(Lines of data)
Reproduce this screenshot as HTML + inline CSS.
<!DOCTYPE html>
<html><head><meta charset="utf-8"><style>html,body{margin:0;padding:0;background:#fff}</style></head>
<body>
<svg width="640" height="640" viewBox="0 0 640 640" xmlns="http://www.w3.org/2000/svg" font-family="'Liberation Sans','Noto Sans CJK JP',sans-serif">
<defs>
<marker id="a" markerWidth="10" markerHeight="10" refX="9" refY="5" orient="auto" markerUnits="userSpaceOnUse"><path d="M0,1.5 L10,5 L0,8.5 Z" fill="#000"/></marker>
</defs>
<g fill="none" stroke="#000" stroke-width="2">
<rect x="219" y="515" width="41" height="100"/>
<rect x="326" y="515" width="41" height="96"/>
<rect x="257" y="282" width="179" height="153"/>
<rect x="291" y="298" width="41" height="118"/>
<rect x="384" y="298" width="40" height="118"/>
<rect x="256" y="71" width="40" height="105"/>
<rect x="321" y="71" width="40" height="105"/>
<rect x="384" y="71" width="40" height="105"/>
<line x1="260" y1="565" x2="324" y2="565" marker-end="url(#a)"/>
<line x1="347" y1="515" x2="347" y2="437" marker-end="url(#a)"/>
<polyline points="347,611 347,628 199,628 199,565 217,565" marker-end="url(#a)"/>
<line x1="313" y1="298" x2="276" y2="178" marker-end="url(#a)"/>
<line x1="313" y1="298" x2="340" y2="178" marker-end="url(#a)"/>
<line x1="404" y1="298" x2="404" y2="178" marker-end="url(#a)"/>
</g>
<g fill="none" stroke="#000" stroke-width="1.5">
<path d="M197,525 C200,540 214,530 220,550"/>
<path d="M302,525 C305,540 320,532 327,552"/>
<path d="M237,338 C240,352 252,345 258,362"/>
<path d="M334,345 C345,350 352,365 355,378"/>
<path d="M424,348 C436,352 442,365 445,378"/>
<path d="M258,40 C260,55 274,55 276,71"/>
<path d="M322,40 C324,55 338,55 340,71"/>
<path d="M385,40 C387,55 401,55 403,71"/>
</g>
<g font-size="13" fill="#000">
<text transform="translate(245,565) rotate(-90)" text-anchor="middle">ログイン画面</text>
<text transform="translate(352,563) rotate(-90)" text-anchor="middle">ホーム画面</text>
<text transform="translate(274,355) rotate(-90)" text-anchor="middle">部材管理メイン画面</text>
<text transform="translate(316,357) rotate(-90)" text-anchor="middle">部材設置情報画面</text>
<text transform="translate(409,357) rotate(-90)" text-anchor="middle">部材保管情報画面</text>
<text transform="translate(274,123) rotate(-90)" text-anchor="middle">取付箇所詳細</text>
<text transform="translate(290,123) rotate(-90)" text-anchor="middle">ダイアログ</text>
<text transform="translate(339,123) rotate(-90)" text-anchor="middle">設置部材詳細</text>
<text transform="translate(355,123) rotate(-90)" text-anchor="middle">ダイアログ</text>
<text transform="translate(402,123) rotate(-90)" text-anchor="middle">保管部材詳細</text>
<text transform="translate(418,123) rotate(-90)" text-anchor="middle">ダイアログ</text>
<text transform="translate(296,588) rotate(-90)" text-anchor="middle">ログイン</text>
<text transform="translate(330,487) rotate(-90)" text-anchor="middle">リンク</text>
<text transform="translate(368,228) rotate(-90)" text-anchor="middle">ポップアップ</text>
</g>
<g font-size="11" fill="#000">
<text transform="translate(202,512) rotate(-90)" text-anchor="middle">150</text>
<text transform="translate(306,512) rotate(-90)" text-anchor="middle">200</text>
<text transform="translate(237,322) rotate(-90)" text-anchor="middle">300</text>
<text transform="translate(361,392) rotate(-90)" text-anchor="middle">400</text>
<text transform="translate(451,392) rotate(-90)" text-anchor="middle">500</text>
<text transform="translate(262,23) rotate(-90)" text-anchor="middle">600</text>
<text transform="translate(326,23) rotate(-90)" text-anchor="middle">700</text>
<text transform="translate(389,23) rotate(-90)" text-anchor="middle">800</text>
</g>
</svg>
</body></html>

==

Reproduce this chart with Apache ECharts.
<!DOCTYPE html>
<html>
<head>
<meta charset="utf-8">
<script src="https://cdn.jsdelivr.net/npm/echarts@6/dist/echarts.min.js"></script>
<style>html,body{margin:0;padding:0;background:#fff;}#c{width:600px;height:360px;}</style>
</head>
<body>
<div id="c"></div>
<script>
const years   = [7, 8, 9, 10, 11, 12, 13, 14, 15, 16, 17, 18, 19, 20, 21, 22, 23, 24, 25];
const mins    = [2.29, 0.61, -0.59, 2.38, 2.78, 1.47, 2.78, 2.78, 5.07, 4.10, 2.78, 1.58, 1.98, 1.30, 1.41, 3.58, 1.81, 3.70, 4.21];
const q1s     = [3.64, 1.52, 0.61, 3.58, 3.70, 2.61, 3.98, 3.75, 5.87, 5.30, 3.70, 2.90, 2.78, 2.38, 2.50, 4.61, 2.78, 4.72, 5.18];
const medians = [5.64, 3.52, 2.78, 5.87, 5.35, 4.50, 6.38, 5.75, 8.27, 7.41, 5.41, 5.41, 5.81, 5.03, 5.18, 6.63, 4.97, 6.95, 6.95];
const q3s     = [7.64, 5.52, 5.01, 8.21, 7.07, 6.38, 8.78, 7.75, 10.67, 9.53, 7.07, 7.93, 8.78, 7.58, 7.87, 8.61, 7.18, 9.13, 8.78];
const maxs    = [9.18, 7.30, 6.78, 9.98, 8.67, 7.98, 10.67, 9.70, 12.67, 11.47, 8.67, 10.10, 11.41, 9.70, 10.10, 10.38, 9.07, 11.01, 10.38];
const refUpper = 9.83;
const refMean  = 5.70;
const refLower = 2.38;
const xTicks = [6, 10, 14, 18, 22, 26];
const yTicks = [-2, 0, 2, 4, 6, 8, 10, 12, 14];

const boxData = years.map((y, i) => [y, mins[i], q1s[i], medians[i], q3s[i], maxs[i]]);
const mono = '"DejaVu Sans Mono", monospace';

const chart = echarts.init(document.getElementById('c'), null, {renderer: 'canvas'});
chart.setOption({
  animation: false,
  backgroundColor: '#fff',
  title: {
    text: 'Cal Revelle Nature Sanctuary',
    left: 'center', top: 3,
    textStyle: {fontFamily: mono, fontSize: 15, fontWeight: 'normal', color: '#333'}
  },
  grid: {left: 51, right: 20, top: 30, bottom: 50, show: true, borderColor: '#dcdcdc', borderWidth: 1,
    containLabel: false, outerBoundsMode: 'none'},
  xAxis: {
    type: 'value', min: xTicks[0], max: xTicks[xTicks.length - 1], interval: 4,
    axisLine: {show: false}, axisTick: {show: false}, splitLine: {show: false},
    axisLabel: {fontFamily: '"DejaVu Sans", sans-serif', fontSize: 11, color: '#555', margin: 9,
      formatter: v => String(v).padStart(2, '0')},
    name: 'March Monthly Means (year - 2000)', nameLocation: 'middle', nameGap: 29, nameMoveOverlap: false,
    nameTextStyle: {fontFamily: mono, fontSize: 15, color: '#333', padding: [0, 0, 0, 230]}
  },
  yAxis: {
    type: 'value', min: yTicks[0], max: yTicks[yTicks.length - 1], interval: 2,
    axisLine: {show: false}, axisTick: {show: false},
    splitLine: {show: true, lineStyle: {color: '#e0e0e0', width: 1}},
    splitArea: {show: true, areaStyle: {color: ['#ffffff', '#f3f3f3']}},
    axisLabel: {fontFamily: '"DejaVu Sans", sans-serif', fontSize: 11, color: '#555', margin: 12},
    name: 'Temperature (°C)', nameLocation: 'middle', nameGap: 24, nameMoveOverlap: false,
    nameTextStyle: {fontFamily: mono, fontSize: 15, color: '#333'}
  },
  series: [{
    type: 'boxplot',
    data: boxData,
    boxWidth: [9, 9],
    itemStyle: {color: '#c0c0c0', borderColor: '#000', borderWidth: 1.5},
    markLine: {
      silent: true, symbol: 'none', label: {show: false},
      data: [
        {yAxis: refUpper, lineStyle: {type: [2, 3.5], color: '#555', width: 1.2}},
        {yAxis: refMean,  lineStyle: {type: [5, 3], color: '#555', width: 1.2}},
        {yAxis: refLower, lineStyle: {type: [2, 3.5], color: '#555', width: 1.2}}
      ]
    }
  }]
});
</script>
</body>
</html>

--

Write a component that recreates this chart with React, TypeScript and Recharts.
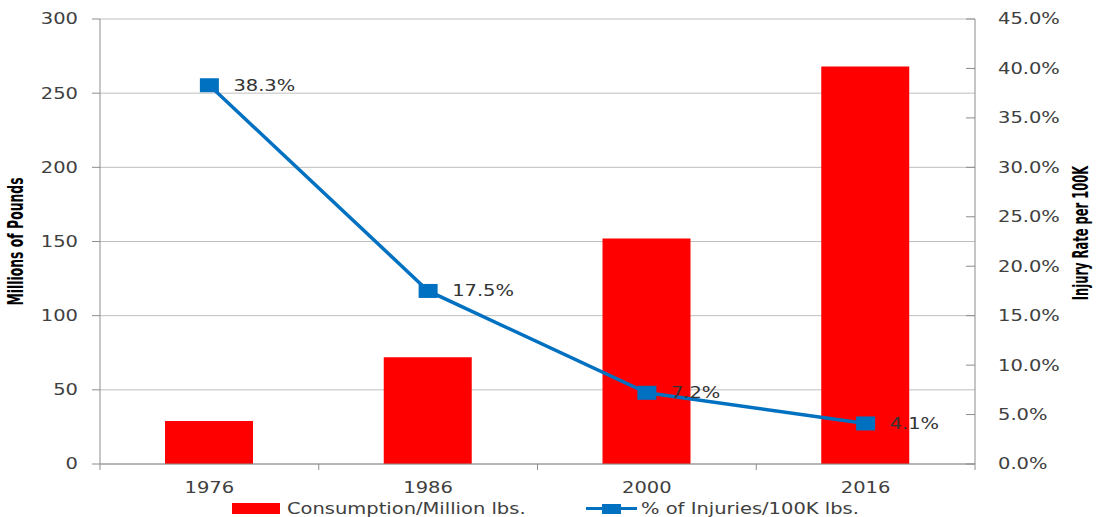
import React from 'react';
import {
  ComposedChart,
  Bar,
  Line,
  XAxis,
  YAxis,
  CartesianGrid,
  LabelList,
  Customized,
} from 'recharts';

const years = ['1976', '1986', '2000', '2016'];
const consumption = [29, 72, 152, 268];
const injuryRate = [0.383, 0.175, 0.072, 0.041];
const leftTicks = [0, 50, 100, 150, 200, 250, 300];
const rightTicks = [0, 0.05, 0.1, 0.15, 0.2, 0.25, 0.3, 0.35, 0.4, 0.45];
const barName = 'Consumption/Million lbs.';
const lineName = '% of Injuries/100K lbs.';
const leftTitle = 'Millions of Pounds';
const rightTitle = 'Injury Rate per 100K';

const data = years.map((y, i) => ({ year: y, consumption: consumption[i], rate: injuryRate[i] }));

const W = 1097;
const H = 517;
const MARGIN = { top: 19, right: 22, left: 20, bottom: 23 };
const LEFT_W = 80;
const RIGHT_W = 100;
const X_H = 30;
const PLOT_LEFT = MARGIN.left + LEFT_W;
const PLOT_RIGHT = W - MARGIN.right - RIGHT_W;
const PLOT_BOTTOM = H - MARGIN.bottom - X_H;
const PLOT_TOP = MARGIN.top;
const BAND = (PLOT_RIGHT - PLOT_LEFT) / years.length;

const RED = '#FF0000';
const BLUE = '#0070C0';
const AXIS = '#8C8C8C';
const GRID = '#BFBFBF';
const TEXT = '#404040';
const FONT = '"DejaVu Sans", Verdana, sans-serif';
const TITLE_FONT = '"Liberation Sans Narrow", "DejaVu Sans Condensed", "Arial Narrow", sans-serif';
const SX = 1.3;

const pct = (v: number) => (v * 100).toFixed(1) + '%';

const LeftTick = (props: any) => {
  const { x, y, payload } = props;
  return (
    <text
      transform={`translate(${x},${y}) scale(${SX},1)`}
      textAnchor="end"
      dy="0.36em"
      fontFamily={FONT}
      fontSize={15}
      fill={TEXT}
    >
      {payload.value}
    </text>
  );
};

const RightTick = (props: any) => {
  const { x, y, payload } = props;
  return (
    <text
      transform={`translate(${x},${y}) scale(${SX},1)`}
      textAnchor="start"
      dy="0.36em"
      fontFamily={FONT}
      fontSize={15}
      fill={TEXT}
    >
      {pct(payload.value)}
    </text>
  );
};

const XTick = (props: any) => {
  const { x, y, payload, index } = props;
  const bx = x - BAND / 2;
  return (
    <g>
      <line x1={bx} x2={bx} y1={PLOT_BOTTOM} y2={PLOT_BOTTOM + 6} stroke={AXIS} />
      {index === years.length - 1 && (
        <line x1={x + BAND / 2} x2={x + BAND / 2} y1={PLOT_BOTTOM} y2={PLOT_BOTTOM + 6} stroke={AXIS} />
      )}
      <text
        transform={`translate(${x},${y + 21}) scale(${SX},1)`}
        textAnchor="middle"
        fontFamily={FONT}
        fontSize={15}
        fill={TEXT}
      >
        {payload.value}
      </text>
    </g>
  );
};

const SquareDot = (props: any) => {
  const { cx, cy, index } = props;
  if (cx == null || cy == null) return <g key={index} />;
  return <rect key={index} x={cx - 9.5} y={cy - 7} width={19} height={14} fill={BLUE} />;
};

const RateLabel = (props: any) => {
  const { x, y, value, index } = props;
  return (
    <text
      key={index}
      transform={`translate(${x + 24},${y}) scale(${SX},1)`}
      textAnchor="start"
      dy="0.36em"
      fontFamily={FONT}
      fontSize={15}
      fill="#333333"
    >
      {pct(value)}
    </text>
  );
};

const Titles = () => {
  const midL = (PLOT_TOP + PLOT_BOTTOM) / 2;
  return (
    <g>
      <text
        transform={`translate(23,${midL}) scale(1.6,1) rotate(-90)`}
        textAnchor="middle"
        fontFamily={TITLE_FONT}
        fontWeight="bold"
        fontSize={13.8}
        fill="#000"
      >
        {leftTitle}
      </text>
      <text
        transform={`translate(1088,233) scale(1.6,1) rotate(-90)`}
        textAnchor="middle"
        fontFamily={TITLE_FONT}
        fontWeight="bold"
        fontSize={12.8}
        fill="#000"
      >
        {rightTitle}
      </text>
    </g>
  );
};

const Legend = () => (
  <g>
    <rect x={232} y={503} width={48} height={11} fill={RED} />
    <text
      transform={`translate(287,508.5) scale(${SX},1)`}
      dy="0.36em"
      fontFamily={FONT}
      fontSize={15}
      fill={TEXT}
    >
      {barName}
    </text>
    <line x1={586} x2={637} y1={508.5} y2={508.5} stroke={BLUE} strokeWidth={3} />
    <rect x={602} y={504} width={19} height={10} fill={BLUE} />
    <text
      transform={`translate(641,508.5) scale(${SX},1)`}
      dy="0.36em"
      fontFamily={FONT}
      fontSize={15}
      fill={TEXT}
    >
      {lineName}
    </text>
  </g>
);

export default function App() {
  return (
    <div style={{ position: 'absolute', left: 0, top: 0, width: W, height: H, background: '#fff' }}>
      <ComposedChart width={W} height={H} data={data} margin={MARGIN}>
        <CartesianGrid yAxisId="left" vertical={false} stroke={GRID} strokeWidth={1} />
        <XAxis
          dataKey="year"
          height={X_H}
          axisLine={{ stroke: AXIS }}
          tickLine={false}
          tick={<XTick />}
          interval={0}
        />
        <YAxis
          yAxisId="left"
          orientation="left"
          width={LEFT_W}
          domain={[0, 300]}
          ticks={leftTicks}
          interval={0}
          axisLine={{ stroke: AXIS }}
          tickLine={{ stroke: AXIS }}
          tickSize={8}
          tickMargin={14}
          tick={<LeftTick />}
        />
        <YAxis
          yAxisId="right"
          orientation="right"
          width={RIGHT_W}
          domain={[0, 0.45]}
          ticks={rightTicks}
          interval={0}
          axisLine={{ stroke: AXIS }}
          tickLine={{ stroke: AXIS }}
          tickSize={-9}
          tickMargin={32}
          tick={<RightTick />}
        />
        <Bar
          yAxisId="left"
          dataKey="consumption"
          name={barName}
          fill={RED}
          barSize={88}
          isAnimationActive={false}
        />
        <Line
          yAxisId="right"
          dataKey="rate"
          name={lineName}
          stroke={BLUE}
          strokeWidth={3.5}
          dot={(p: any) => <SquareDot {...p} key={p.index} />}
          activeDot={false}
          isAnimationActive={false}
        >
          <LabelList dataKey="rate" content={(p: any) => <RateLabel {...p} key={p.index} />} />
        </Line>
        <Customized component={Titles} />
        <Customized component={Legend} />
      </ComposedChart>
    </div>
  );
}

▶ [WRITTEN EXERCISE] Quote the lines above exactly, starting with the one that has "Write a component" and ending with the one that has "const data = years.map((y, i)"; drop the pictures and include nothing else.

▶ [SOLUTION TO THE EXERCISE]
Write a component that recreates this chart with React, TypeScript and Recharts.
import React from 'react';
import {
  ComposedChart,
  Bar,
  Line,
  XAxis,
  YAxis,
  CartesianGrid,
  LabelList,
  Customized,
} from 'recharts';

const years = ['1976', '1986', '2000', '2016'];
const consumption = [29, 72, 152, 268];
const injuryRate = [0.383, 0.175, 0.072, 0.041];
const leftTicks = [0, 50, 100, 150, 200, 250, 300];
const rightTicks = [0, 0.05, 0.1, 0.15, 0.2, 0.25, 0.3, 0.35, 0.4, 0.45];
const barName = 'Consumption/Million lbs.';
const lineName = '% of Injuries/100K lbs.';
const leftTitle = 'Millions of Pounds';
const rightTitle = 'Injury Rate per 100K';

const data = years.map((y, i) => ({ year: y, consumption: consumption[i], rate: injuryRate[i] }));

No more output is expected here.